Convincing merchants to move forward with PCI DSS compliance projects means getting banks to accept PCI DSS as a proof of security, Mellinger said. Banks currently don't have much confidence in the PCI standards and continue to insist on doing their own on site examination of security procedures, he said. Card issuers also have different processes, rules and fees that further complicate the compliance process.
"PCI is the best safeguard to protect a company if there is a problem and there will be incidents," Mellinger said. "But when banks come in and do their audits and don't look at the PCI findings, that's a problem."

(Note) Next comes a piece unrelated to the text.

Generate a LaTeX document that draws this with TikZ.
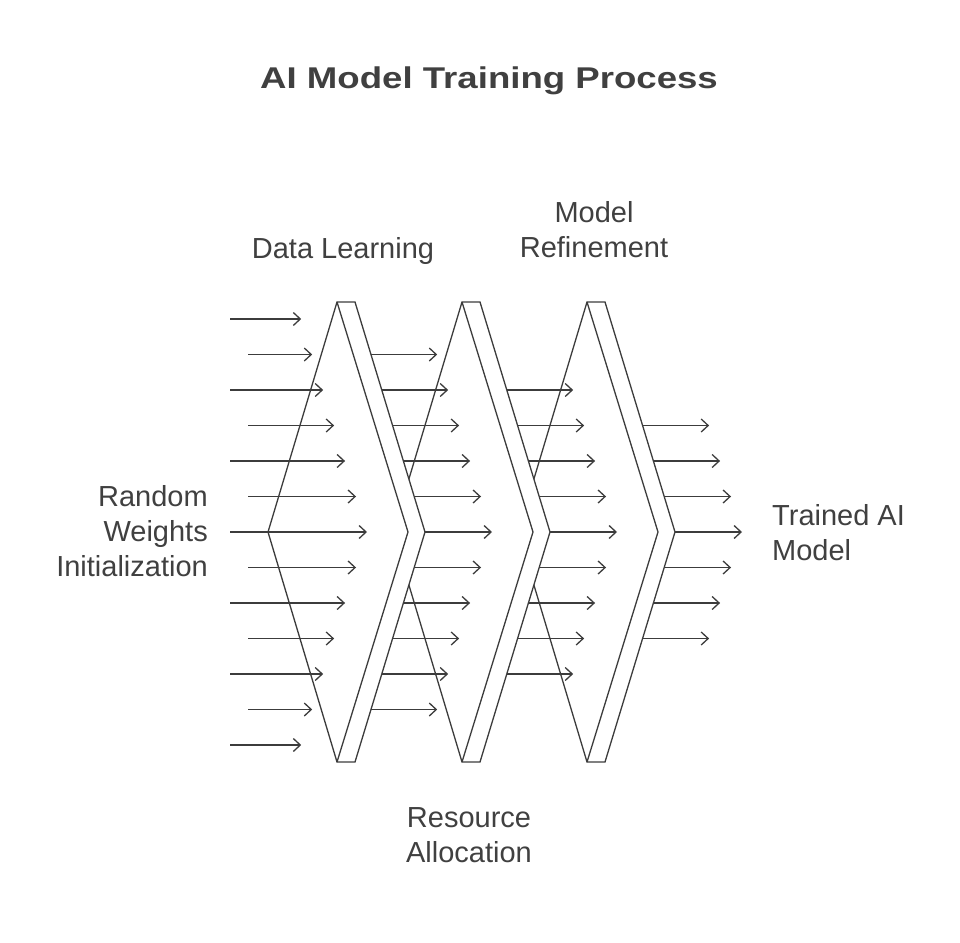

Mellinger also said he would like a level playing field when firms seek compliance. Currently the same standards apply to First Data's massive data centers as well as a merchant with two servers, he said. Rules are only slightly different, he said. Under the standard, businesses that process more than six million credit card transactions per year are subject to an annual on-site audit and quarterly network scans. Companies that process 20,000 to 6 million credit card transactions a year must fill out an annual self-assessment questionnaire and also conduct quarterly network scans. Mellinger said the self-assessment questionnaire is too difficult to understand and accurately answer for some merchants.
"The bad guys aren't really living off the big merchants, they're living off of everybody," Mellinger said. "There's a fallacy out there that they're targeting high volume."